|
Имя Мераба Мамардашвили (1930–1990) — видного философа советской школы, выпускника МГУ, доктора философских наук (1968), профессора (1972), специалиста по философии сознания, языка, истории философии, широко известно в отечественной интеллектуальной среде. Его оригинальные труды находятся в свободном доступе, многие переиздаются, лекции и беседы размещены на сетевых ресурсах, активно действует фонд, занимающийся распространением его творческого наследия. Каждый может познакомиться с замечательными документальными фильмами, посвященными автору, образ мыслителя увековечен Эрнстом Неизвестным в Тбилиси (2001).
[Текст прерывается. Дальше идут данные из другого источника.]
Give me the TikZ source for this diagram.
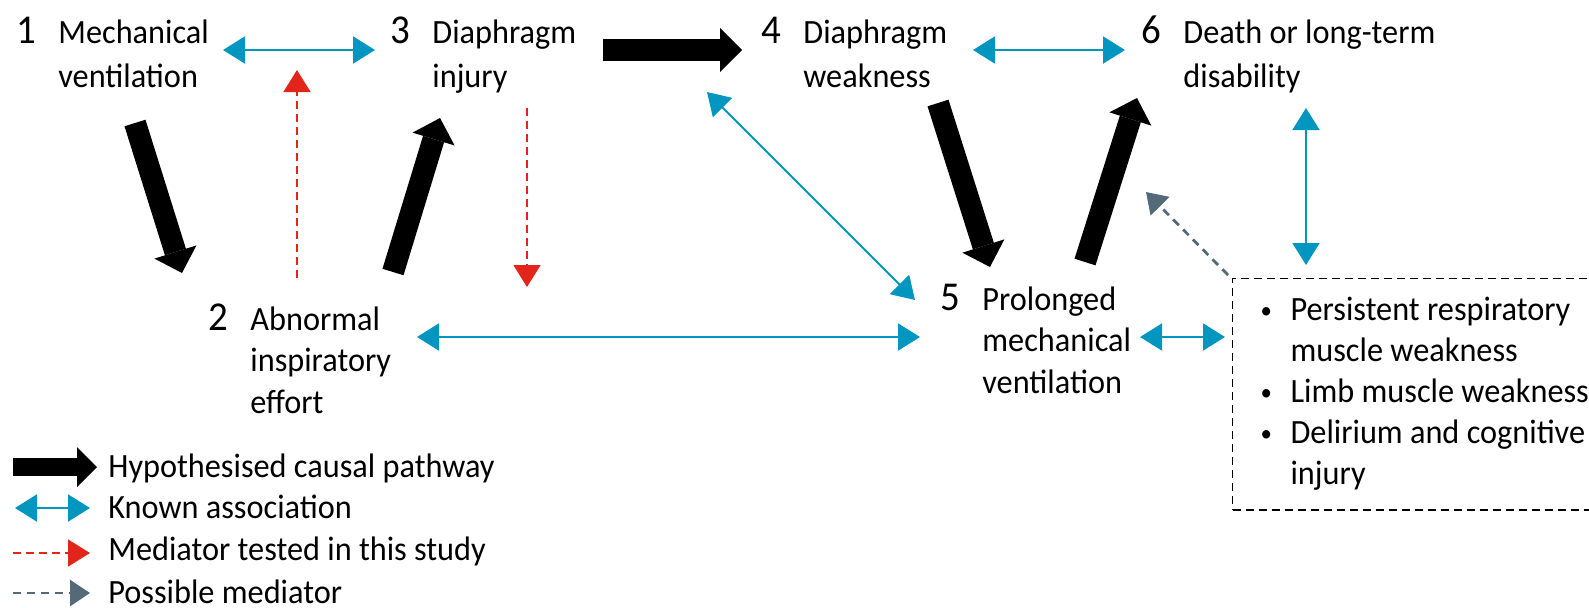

Философские идеи Мераба Мамардашвили, как и его политические взгляды не раз оказывались в фокусе внимания современников. Признавая их значимость, мы рассмотрели одну из его работ в несколько непривычном ключе, а именно в аспекте социального мифотворчества, шире — в культурологическом контексте. Непосредственно перед разрушением Советского Союза профессор прочитал курс лекций, изданных в последующем отдельной книгой «Беседы о мышлении». В них он, спустя столетие после публикации «Прощай, немытая Россия», идет значительно дальше автора стихотворения, кем бы он ни был в действительности. Либеральный взгляд из XIX века акцентирует внимание на контрасте - определяя Россию как страну рабов - страну господ. Мамардашвили редуцирует суждение до «рабской страны», экспрессивно утверждая далее, что «мы живем в испражнениях тысячелетнего российского рабства» [Мамардашвили М., с. 72, 294].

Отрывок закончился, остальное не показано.